** TASK DIRECTIONS **
Reproduce exactly the opening lines of the listing, stopping after the line that contains "CartesianGrid, XAxis, YAxis" and including it.

** SUPPLIED DATA **
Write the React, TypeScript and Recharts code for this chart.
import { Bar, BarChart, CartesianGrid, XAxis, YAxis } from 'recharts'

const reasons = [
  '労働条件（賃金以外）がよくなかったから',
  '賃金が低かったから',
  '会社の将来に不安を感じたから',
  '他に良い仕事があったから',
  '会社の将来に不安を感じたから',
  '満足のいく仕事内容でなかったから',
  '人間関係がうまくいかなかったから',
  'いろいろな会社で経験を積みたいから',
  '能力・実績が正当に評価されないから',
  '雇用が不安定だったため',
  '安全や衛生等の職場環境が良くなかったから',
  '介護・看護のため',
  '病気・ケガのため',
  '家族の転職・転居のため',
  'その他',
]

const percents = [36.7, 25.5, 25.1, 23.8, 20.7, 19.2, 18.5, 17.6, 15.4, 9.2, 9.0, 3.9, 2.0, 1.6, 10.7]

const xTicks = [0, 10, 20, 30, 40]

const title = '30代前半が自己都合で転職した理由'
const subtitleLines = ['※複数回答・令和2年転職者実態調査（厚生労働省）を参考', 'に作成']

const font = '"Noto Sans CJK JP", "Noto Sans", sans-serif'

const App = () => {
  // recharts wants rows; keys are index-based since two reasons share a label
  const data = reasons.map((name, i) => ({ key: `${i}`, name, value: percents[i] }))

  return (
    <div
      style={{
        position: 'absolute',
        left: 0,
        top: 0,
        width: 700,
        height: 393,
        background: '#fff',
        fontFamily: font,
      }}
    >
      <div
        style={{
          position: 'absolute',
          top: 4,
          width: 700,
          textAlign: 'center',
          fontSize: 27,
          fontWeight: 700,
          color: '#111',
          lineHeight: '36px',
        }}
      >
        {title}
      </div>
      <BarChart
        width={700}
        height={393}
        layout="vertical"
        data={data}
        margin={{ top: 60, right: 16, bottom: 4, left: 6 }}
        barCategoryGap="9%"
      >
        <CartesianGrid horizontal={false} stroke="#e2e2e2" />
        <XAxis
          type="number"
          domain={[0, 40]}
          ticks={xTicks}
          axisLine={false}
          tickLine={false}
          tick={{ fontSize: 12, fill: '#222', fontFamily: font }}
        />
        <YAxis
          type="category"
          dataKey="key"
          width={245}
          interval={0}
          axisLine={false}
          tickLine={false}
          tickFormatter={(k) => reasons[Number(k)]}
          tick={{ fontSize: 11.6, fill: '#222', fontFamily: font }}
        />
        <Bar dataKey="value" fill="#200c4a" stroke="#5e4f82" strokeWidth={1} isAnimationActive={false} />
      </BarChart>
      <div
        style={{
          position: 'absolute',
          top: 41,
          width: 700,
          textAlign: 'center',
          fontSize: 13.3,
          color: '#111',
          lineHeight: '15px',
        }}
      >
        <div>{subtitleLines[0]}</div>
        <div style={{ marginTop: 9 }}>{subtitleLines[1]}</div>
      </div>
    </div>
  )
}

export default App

** WORKED ANSWER **
Write the React, TypeScript and Recharts code for this chart.
import { Bar, BarChart, CartesianGrid, XAxis, YAxis } from 'recharts'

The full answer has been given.